*** Dataset section

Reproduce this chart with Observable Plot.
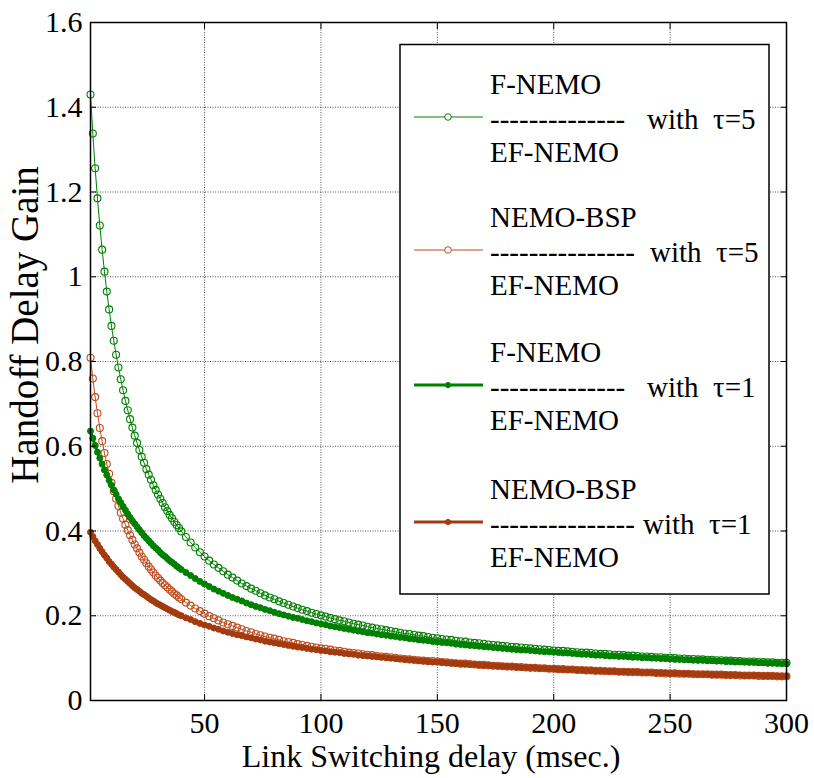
<!DOCTYPE html>
<html><head><meta charset="utf-8">
<script src="https://cdn.jsdelivr.net/npm/d3@7"></script>
<script src="https://cdn.jsdelivr.net/npm/@observablehq/plot@0.6"></script>
<style>
body{margin:0;background:#fff;}
#wrap{width:814px;height:778px;}
svg text.lgt{font-family:'Liberation Serif','Times New Roman',serif !important;font-size:29px !important;}
</style></head><body><div id="wrap"></div>
<script>
// Link switching delay (msec.)
const xs = [1,2,3,4,5,6,7,8,9,10,11,12,13,14,15,16,17,18,19,20,21,22,23,24,25,26,27,28,29,30,31,32,33,34,35,36,37,38,39,40,
42,44,46,48,50,52,54,56,58,60,62,64,66,68,70,72,74,76,78,80,82,84,86,88,90,92,94,96,98,100,
102,104,106,108,110,112,114,116,118,120,122,124,126,128,130,132,134,136,138,140,142,144,146,148,150,152,154,156,158,160,
162,164,166,168,170,172,174,176,178,180,182,184,186,188,190,192,194,196,198,200,202,204,206,208,210,212,214,216,218,220,
222,224,226,228,230,232,234,236,238,240,242,244,246,248,250,252,254,256,258,260,262,264,266,268,270,272,274,276,278,280,
282,284,286,288,290,292,294,296,298,300];

// F-NEMO / EF-NEMO, tau=5
const fnemoTau5 = [1.430,1.338,1.256,1.185,1.121,1.064,1.012,0.965,0.923,0.884,0.849,0.816,0.786,0.758,0.732,0.707,0.685,0.664,0.644,0.625,0.608,0.591,0.575,0.561,0.546,0.533,0.521,0.508,0.497,0.486,0.476,0.466,0.456,0.447,0.438,0.430,0.422,0.414,0.407,0.399,
0.386,0.373,0.361,0.350,0.340,0.330,0.321,0.313,0.305,0.297,0.290,0.283,0.276,0.270,0.264,0.259,0.253,0.248,0.243,0.239,0.234,0.230,0.226,0.222,0.218,0.214,0.211,0.207,0.204,0.201,
0.198,0.195,0.192,0.189,0.187,0.184,0.181,0.179,0.177,0.174,0.172,0.170,0.168,0.166,0.164,0.162,0.160,0.158,0.157,0.155,0.153,0.152,0.150,0.148,0.147,0.145,0.144,0.143,0.141,0.140,
0.139,0.137,0.136,0.135,0.134,0.132,0.131,0.130,0.129,0.128,0.127,0.126,0.125,0.124,0.123,0.122,0.121,0.120,0.119,0.118,0.117,0.117,0.116,0.115,0.114,0.113,0.113,0.112,0.111,0.110,
0.110,0.109,0.108,0.108,0.107,0.106,0.106,0.105,0.104,0.104,0.103,0.102,0.102,0.101,0.101,0.100,0.099,0.099,0.098,0.098,0.097,0.097,0.096,0.096,0.095,0.095,0.094,0.094,0.093,0.093,
0.092,0.092,0.092,0.091,0.091,0.090,0.090,0.089,0.089,0.089];

// NEMO-BSP / EF-NEMO, tau=5
const bspTau5 = [0.809,0.760,0.716,0.678,0.643,0.612,0.584,0.558,0.535,0.514,0.494,0.476,0.459,0.443,0.429,0.415,0.402,0.390,0.379,0.368,0.359,0.349,0.340,0.332,0.324,0.316,0.309,0.302,0.295,0.289,0.283,0.277,0.272,0.267,0.262,0.257,0.252,0.248,0.243,0.239,
0.231,0.224,0.217,0.211,0.205,0.199,0.194,0.189,0.184,0.180,0.176,0.172,0.168,0.164,0.161,0.157,0.154,0.151,0.148,0.146,0.143,0.140,0.138,0.136,0.133,0.131,0.129,0.127,0.125,0.123,
0.122,0.120,0.118,0.117,0.115,0.113,0.112,0.111,0.109,0.108,0.107,0.105,0.104,0.103,0.102,0.101,0.099,0.098,0.097,0.096,0.095,0.094,0.093,0.093,0.092,0.091,0.090,0.089,0.088,0.087,
0.087,0.086,0.085,0.084,0.084,0.083,0.082,0.082,0.081,0.080,0.080,0.079,0.079,0.078,0.077,0.077,0.076,0.076,0.075,0.075,0.074,0.074,0.073,0.073,0.072,0.072,0.071,0.071,0.070,0.070,
0.069,0.069,0.069,0.068,0.068,0.067,0.067,0.067,0.066,0.066,0.066,0.065,0.065,0.064,0.064,0.064,0.063,0.063,0.063,0.062,0.062,0.062,0.062,0.061,0.061,0.061,0.060,0.060,0.060,0.059,
0.059,0.059,0.059,0.058,0.058,0.058,0.058,0.057,0.057,0.057];

// F-NEMO / EF-NEMO, tau=1
const fnemoTau1 = [0.636,0.619,0.602,0.586,0.572,0.558,0.544,0.532,0.520,0.508,0.497,0.487,0.476,0.467,0.458,0.449,0.440,0.432,0.424,0.417,0.410,0.403,0.396,0.389,0.383,0.377,0.371,0.365,0.360,0.355,0.349,0.344,0.340,0.335,0.330,0.326,0.322,0.317,0.313,0.309,
0.302,0.295,0.288,0.281,0.275,0.269,0.263,0.258,0.253,0.248,0.243,0.239,0.235,0.230,0.226,0.222,0.219,0.215,0.212,0.208,0.205,0.202,0.199,0.196,0.194,0.191,0.188,0.186,0.183,0.181,
0.179,0.176,0.174,0.172,0.170,0.168,0.166,0.164,0.162,0.160,0.159,0.157,0.155,0.154,0.152,0.151,0.149,0.148,0.146,0.145,0.143,0.142,0.141,0.139,0.138,0.137,0.136,0.135,0.133,0.132,
0.131,0.130,0.129,0.128,0.127,0.126,0.125,0.124,0.123,0.122,0.121,0.120,0.119,0.119,0.118,0.117,0.116,0.115,0.115,0.114,0.113,0.112,0.112,0.111,0.110,0.109,0.109,0.108,0.107,0.107,
0.106,0.105,0.105,0.104,0.104,0.103,0.102,0.102,0.101,0.101,0.100,0.100,0.099,0.099,0.098,0.097,0.097,0.096,0.096,0.095,0.095,0.095,0.094,0.094,0.093,0.093,0.092,0.092,0.091,0.091,
0.091,0.090,0.090,0.089,0.089,0.088,0.088,0.088,0.087,0.087];

// NEMO-BSP / EF-NEMO, tau=1
const bspTau1 = [0.397,0.387,0.377,0.368,0.359,0.351,0.343,0.336,0.328,0.322,0.315,0.309,0.303,0.297,0.291,0.286,0.281,0.276,0.271,0.266,0.262,0.258,0.253,0.250,0.246,0.242,0.238,0.235,0.231,0.228,0.225,0.222,0.219,0.216,0.213,0.210,0.208,0.205,0.202,0.200,
0.195,0.191,0.186,0.182,0.178,0.175,0.171,0.168,0.164,0.161,0.158,0.155,0.153,0.150,0.148,0.145,0.143,0.140,0.138,0.136,0.134,0.132,0.130,0.128,0.126,0.125,0.123,0.121,0.120,0.118,
0.117,0.115,0.114,0.113,0.111,0.110,0.109,0.107,0.106,0.105,0.104,0.103,0.102,0.101,0.100,0.099,0.098,0.097,0.096,0.095,0.094,0.093,0.092,0.091,0.091,0.090,0.089,0.088,0.088,0.087,
0.086,0.085,0.085,0.084,0.083,0.083,0.082,0.081,0.081,0.080,0.080,0.079,0.078,0.078,0.077,0.077,0.076,0.076,0.075,0.075,0.074,0.074,0.073,0.073,0.072,0.072,0.071,0.071,0.070,0.070,
0.070,0.069,0.069,0.068,0.068,0.068,0.067,0.067,0.066,0.066,0.066,0.065,0.065,0.065,0.064,0.064,0.064,0.063,0.063,0.063,0.062,0.062,0.062,0.061,0.061,0.061,0.061,0.060,0.060,0.060,
0.059,0.059,0.059,0.059,0.058,0.058,0.058,0.058,0.057,0.057];

const xTicks = [50,100,150,200,250,300];
const yTicks = [0,0.2,0.4,0.6,0.8,1,1.2,1.4,1.6];
const xTitle = "Link Switching delay (msec.)";
const yTitle = "Handoff Delay Gain";

const legendTop = ["F-NEMO","NEMO-BSP","F-NEMO","NEMO-BSP"];
const legendDashes = ["--------------","---------------","--------------","---------------"];
const legendBottom = ["EF-NEMO","EF-NEMO","EF-NEMO","EF-NEMO"];
const legendTau = ["with  \u03c4=5","with  \u03c4=5","with  \u03c4=1","with  \u03c4=1"];

const GREEN = "#008000", BROWN5 = "#c04c1c", BROWN1 = "#a33b0e";
const series = [
  {ys: fnemoTau5, color: GREEN,  open: true},
  {ys: bspTau5,   color: BROWN5, open: true},
  {ys: fnemoTau1, color: GREEN,  open: false},
  {ys: bspTau1,   color: BROWN1, open: false}
];

const FONT = "'Liberation Serif', 'Times New Roman', serif";
const fmt = d => String(+d.toFixed(1));

const marks = [
  Plot.gridX(xTicks, {stroke: "#555", strokeOpacity: 1, strokeWidth: 1, strokeDasharray: "1,1.5"}),
  Plot.gridY(yTicks, {stroke: "#555", strokeOpacity: 1, strokeWidth: 1, strokeDasharray: "1,1.5"})
];
for (const s of series) {
  const rows = xs.map((x, i) => ({x, y: s.ys[i]}));
  marks.push(Plot.line(rows, {x: "x", y: "y", stroke: s.color, strokeWidth: s.open ? 1 : 3}));
  marks.push(s.open
    ? Plot.dot(rows, {x: "x", y: "y", r: 3.5, stroke: s.color, fill: "none", strokeWidth: 1.1})
    : Plot.dot(rows, {x: "x", y: "y", r: 3, stroke: s.color, fill: s.color, strokeWidth: 1}));
}
marks.push(
  Plot.axisX({anchor: "bottom", ticks: xTicks, tickSize: 0, tickPadding: 11, tickFormat: fmt, label: null, fontSize: 30}),
  Plot.axisX({anchor: "bottom", ticks: xTicks, tickSize: -6, fill: "none", stroke: "black", label: null}),
  Plot.axisX({anchor: "top", ticks: xTicks, tickSize: -6, fill: "none", stroke: "black", label: null}),
  Plot.axisY({anchor: "left", ticks: yTicks, tickSize: 0, tickPadding: 8, tickFormat: fmt, label: null, fontSize: 30}),
  Plot.axisY({anchor: "left", ticks: yTicks, tickSize: -6, fill: "none", stroke: "black", label: null}),
  Plot.axisY({anchor: "right", ticks: yTicks, tickSize: -6, fill: "none", stroke: "black", label: null}),
  Plot.frame({stroke: "black", strokeWidth: 1.5})
);

const chart = Plot.plot({
  width: 814, height: 778,
  marginLeft: 90, marginRight: 28, marginTop: 22, marginBottom: 78,
  style: {fontFamily: FONT, fontSize: "30px", background: "white", color: "black"},
  x: {domain: [1, 300]},
  y: {domain: [0, 1.6]},
  marks
});
document.getElementById("wrap").appendChild(chart);

const svg = d3.select(chart);
// Axis titles
svg.append("text").attr("x", 431).attr("y", 767)
  .style("font-family", FONT).style("font-size", "32px").attr("text-anchor", "middle").attr("fill", "black")
  .text(xTitle);
svg.append("text").attr("transform", "translate(38,325) rotate(-90)")
  .style("font-family", FONT).style("font-size", "39px").attr("text-anchor", "middle").attr("fill", "black")
  .text(yTitle);

// Legend box (layout in pixels)
const lg = svg.append("g");
lg.append("rect").attr("x", 400).attr("y", 44.5).attr("width", 369).attr("height", 549.5)
  .attr("fill", "white").attr("stroke", "black").attr("stroke-width", 1.5);
const lineY = [117, 250, 385, 522];
const withX = [647, 650, 647, 643];
series.forEach((s, i) => {
  const y = lineY[i];
  lg.append("line").attr("x1", 414).attr("x2", 483).attr("y1", y).attr("y2", y)
    .attr("stroke", s.color).attr("stroke-width", s.open ? 1 : 3);
  if (s.open) {
    lg.append("circle").attr("cx", 448).attr("cy", y).attr("r", 3.3).attr("fill", "white").attr("stroke", s.color);
  } else {
    lg.append("circle").attr("cx", 448).attr("cy", y).attr("r", 2.6).attr("fill", s.color).attr("stroke", s.color);
  }
  const t = (x, yy, str) => lg.append("text").attr("class", "lgt").attr("x", x).attr("y", yy)
    .attr("fill", "black").attr("text-anchor", "start")
    .style("font-family", FONT).style("font-size", "29px").style("white-space", "pre").text(str);
  t(490, y - 23, legendTop[i]);
  t(490, y + 12, legendDashes[i]);
  t(withX[i], y + 12, legendTau[i]);
  t(490, y + 45, legendBottom[i]);
});
</script>
</body></html>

******

◆ **Task statement**
Write out exactly the opening lines of the data, stopping after the line that holds "282,284,286,288,290,292,294,296,298,300];". Exclude pictures.

◆ **Output below**
Reproduce this chart with Observable Plot.
<!DOCTYPE html>
<html><head><meta charset="utf-8">
<script src="https://cdn.jsdelivr.net/npm/d3@7"></script>
<script src="https://cdn.jsdelivr.net/npm/@observablehq/plot@0.6"></script>
<style>
body{margin:0;background:#fff;}
#wrap{width:814px;height:778px;}
svg text.lgt{font-family:'Liberation Serif','Times New Roman',serif !important;font-size:29px !important;}
</style></head><body><div id="wrap"></div>
<script>
// Link switching delay (msec.)
const xs = [1,2,3,4,5,6,7,8,9,10,11,12,13,14,15,16,17,18,19,20,21,22,23,24,25,26,27,28,29,30,31,32,33,34,35,36,37,38,39,40,
42,44,46,48,50,52,54,56,58,60,62,64,66,68,70,72,74,76,78,80,82,84,86,88,90,92,94,96,98,100,
102,104,106,108,110,112,114,116,118,120,122,124,126,128,130,132,134,136,138,140,142,144,146,148,150,152,154,156,158,160,
162,164,166,168,170,172,174,176,178,180,182,184,186,188,190,192,194,196,198,200,202,204,206,208,210,212,214,216,218,220,
222,224,226,228,230,232,234,236,238,240,242,244,246,248,250,252,254,256,258,260,262,264,266,268,270,272,274,276,278,280,
282,284,286,288,290,292,294,296,298,300];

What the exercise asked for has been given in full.